TASK: Return all of the data exactly as written, without the pictures.

GIVEN DATA:
>> Begin

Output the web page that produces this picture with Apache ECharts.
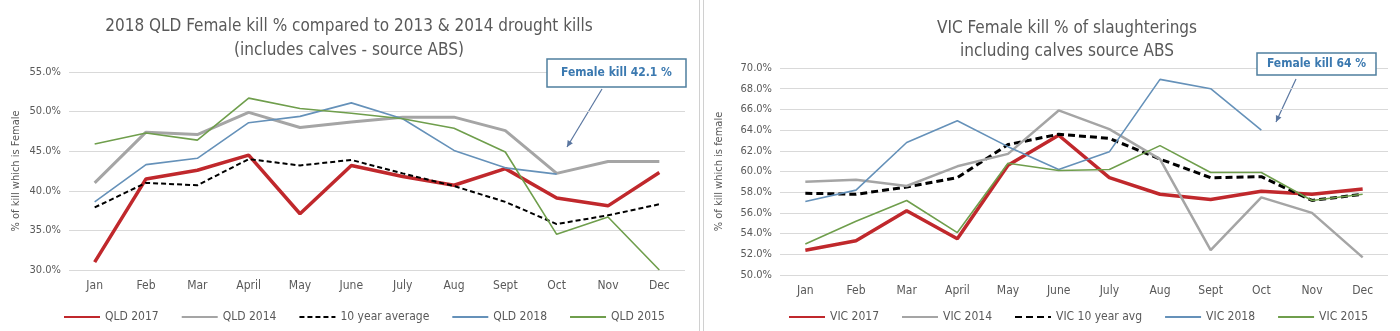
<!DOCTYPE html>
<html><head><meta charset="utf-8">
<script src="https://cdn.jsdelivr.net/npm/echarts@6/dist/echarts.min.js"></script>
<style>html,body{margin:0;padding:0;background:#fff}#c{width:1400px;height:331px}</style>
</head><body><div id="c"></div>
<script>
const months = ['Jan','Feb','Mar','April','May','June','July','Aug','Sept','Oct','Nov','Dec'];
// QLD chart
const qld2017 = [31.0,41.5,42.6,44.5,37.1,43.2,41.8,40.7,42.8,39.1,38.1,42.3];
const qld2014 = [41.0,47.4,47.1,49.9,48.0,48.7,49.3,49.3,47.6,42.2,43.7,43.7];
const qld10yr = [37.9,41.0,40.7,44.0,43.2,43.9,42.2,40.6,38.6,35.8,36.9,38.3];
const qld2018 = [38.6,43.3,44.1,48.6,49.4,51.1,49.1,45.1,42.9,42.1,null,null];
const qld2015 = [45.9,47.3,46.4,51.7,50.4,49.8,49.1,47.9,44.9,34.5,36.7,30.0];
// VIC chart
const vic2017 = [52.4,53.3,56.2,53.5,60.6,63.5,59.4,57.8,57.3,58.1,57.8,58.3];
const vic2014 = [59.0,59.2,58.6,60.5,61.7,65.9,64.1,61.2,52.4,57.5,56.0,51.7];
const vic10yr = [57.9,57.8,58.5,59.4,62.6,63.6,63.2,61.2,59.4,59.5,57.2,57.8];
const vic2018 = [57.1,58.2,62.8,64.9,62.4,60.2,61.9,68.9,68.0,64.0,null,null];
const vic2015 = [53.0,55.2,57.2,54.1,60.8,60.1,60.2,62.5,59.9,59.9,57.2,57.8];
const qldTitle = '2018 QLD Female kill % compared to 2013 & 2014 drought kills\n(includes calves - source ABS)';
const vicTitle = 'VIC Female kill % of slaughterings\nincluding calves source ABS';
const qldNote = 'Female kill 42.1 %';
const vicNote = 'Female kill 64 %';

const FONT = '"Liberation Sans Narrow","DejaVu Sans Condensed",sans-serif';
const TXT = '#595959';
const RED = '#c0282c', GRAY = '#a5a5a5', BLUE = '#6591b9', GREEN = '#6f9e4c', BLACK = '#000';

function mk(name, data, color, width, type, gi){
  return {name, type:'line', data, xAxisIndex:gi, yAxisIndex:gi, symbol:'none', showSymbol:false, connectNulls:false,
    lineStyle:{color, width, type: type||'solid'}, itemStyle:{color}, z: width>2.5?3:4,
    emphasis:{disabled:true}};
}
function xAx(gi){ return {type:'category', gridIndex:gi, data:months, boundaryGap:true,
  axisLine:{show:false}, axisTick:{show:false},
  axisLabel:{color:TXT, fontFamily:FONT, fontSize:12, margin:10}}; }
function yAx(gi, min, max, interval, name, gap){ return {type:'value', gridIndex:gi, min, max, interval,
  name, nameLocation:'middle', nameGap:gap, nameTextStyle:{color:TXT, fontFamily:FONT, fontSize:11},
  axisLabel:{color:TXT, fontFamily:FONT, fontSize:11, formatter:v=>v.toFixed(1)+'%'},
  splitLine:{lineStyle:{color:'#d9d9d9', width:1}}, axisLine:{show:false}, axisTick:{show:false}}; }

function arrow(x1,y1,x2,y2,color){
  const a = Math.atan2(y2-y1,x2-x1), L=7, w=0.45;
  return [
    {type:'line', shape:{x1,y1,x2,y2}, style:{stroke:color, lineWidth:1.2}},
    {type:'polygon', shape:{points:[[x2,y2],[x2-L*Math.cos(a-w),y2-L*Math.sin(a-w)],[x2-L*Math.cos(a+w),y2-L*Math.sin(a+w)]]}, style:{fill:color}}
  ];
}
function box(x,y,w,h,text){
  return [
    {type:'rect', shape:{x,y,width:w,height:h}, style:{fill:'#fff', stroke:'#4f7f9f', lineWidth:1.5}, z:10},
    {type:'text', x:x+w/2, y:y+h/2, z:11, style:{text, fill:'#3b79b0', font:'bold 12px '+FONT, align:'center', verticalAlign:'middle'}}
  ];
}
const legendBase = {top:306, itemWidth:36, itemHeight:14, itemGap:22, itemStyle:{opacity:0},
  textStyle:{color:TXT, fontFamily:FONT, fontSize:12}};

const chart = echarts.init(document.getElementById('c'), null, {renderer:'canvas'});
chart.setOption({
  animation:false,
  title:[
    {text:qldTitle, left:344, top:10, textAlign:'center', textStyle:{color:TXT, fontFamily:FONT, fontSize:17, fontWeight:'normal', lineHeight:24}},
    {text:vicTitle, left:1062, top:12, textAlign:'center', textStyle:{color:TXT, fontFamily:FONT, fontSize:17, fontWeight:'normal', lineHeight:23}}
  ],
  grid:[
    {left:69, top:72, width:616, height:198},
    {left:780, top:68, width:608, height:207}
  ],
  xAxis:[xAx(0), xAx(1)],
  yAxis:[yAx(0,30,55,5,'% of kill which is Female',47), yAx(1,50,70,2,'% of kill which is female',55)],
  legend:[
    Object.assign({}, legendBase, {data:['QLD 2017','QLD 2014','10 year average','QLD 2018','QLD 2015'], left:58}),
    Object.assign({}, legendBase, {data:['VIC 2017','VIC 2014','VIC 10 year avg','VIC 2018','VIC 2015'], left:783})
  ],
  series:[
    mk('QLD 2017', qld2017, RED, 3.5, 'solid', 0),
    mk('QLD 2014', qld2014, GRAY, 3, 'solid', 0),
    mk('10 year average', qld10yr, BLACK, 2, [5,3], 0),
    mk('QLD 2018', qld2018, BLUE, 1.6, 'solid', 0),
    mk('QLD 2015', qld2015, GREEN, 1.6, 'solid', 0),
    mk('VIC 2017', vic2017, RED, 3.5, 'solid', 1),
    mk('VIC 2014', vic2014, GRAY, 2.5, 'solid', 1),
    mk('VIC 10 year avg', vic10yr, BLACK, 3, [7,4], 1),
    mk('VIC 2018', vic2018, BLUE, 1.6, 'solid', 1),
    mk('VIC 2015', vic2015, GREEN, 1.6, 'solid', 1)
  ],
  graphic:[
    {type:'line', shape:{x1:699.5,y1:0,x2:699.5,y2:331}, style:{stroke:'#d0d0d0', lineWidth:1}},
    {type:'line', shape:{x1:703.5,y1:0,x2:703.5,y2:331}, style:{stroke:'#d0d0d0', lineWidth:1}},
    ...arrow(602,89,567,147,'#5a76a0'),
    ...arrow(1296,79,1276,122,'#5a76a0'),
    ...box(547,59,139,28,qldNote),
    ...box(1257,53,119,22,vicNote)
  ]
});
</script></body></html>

>> End

WRITTEN ANSWER:
Output the web page that produces this picture with Apache ECharts.
<!DOCTYPE html>
<html><head><meta charset="utf-8">
<script src="https://cdn.jsdelivr.net/npm/echarts@6/dist/echarts.min.js"></script>
<style>html,body{margin:0;padding:0;background:#fff}#c{width:1400px;height:331px}</style>
</head><body><div id="c"></div>
<script>
const months = ['Jan','Feb','Mar','April','May','June','July','Aug','Sept','Oct','Nov','Dec'];
// QLD chart
const qld2017 = [31.0,41.5,42.6,44.5,37.1,43.2,41.8,40.7,42.8,39.1,38.1,42.3];
const qld2014 = [41.0,47.4,47.1,49.9,48.0,48.7,49.3,49.3,47.6,42.2,43.7,43.7];
const qld10yr = [37.9,41.0,40.7,44.0,43.2,43.9,42.2,40.6,38.6,35.8,36.9,38.3];
const qld2018 = [38.6,43.3,44.1,48.6,49.4,51.1,49.1,45.1,42.9,42.1,null,null];
const qld2015 = [45.9,47.3,46.4,51.7,50.4,49.8,49.1,47.9,44.9,34.5,36.7,30.0];
// VIC chart
const vic2017 = [52.4,53.3,56.2,53.5,60.6,63.5,59.4,57.8,57.3,58.1,57.8,58.3];
const vic2014 = [59.0,59.2,58.6,60.5,61.7,65.9,64.1,61.2,52.4,57.5,56.0,51.7];
const vic10yr = [57.9,57.8,58.5,59.4,62.6,63.6,63.2,61.2,59.4,59.5,57.2,57.8];
const vic2018 = [57.1,58.2,62.8,64.9,62.4,60.2,61.9,68.9,68.0,64.0,null,null];
const vic2015 = [53.0,55.2,57.2,54.1,60.8,60.1,60.2,62.5,59.9,59.9,57.2,57.8];
const qldTitle = '2018 QLD Female kill % compared to 2013 & 2014 drought kills\n(includes calves - source ABS)';
const vicTitle = 'VIC Female kill % of slaughterings\nincluding calves source ABS';
const qldNote = 'Female kill 42.1 %';
const vicNote = 'Female kill 64 %';

const FONT = '"Liberation Sans Narrow","DejaVu Sans Condensed",sans-serif';
const TXT = '#595959';
const RED = '#c0282c', GRAY = '#a5a5a5', BLUE = '#6591b9', GREEN = '#6f9e4c', BLACK = '#000';

function mk(name, data, color, width, type, gi){
  return {name, type:'line', data, xAxisIndex:gi, yAxisIndex:gi, symbol:'none', showSymbol:false, connectNulls:false,
    lineStyle:{color, width, type: type||'solid'}, itemStyle:{color}, z: width>2.5?3:4,
    emphasis:{disabled:true}};
}
function xAx(gi){ return {type:'category', gridIndex:gi, data:months, boundaryGap:true,
  axisLine:{show:false}, axisTick:{show:false},
  axisLabel:{color:TXT, fontFamily:FONT, fontSize:12, margin:10}}; }
function yAx(gi, min, max, interval, name, gap){ return {type:'value', gridIndex:gi, min, max, interval,
  name, nameLocation:'middle', nameGap:gap, nameTextStyle:{color:TXT, fontFamily:FONT, fontSize:11},
  axisLabel:{color:TXT, fontFamily:FONT, fontSize:11, formatter:v=>v.toFixed(1)+'%'},
  splitLine:{lineStyle:{color:'#d9d9d9', width:1}}, axisLine:{show:false}, axisTick:{show:false}}; }

function arrow(x1,y1,x2,y2,color){
  const a = Math.atan2(y2-y1,x2-x1), L=7, w=0.45;
  return [
    {type:'line', shape:{x1,y1,x2,y2}, style:{stroke:color, lineWidth:1.2}},
    {type:'polygon', shape:{points:[[x2,y2],[x2-L*Math.cos(a-w),y2-L*Math.sin(a-w)],[x2-L*Math.cos(a+w),y2-L*Math.sin(a+w)]]}, style:{fill:color}}
  ];
}
function box(x,y,w,h,text){
  return [
    {type:'rect', shape:{x,y,width:w,height:h}, style:{fill:'#fff', stroke:'#4f7f9f', lineWidth:1.5}, z:10},
    {type:'text', x:x+w/2, y:y+h/2, z:11, style:{text, fill:'#3b79b0', font:'bold 12px '+FONT, align:'center', verticalAlign:'middle'}}
  ];
}
const legendBase = {top:306, itemWidth:36, itemHeight:14, itemGap:22, itemStyle:{opacity:0},
  textStyle:{color:TXT, fontFamily:FONT, fontSize:12}};

const chart = echarts.init(document.getElementById('c'), null, {renderer:'canvas'});
chart.setOption({
  animation:false,
  title:[
    {text:qldTitle, left:344, top:10, textAlign:'center', textStyle:{color:TXT, fontFamily:FONT, fontSize:17, fontWeight:'normal', lineHeight:24}},
    {text:vicTitle, left:1062, top:12, textAlign:'center', textStyle:{color:TXT, fontFamily:FONT, fontSize:17, fontWeight:'normal', lineHeight:23}}
  ],
  grid:[
    {left:69, top:72, width:616, height:198},
    {left:780, top:68, width:608, height:207}
  ],
  xAxis:[xAx(0), xAx(1)],
  yAxis:[yAx(0,30,55,5,'% of kill which is Female',47), yAx(1,50,70,2,'% of kill which is female',55)],
  legend:[
    Object.assign({}, legendBase, {data:['QLD 2017','QLD 2014','10 year average','QLD 2018','QLD 2015'], left:58}),
    Object.assign({}, legendBase, {data:['VIC 2017','VIC 2014','VIC 10 year avg','VIC 2018','VIC 2015'], left:783})
  ],
  series:[
    mk('QLD 2017', qld2017, RED, 3.5, 'solid', 0),
    mk('QLD 2014', qld2014, GRAY, 3, 'solid', 0),
    mk('10 year average', qld10yr, BLACK, 2, [5,3], 0),
    mk('QLD 2018', qld2018, BLUE, 1.6, 'solid', 0),
    mk('QLD 2015', qld2015, GREEN, 1.6, 'solid', 0),
    mk('VIC 2017', vic2017, RED, 3.5, 'solid', 1),
    mk('VIC 2014', vic2014, GRAY, 2.5, 'solid', 1),
    mk('VIC 10 year avg', vic10yr, BLACK, 3, [7,4], 1),
    mk('VIC 2018', vic2018, BLUE, 1.6, 'solid', 1),
    mk('VIC 2015', vic2015, GREEN, 1.6, 'solid', 1)
  ],
  graphic:[
    {type:'line', shape:{x1:699.5,y1:0,x2:699.5,y2:331}, style:{stroke:'#d0d0d0', lineWidth:1}},
    {type:'line', shape:{x1:703.5,y1:0,x2:703.5,y2:331}, style:{stroke:'#d0d0d0', lineWidth:1}},
    ...arrow(602,89,567,147,'#5a76a0'),
    ...arrow(1296,79,1276,122,'#5a76a0'),
    ...box(547,59,139,28,qldNote),
    ...box(1257,53,119,22,vicNote)
  ]
});
</script></body></html>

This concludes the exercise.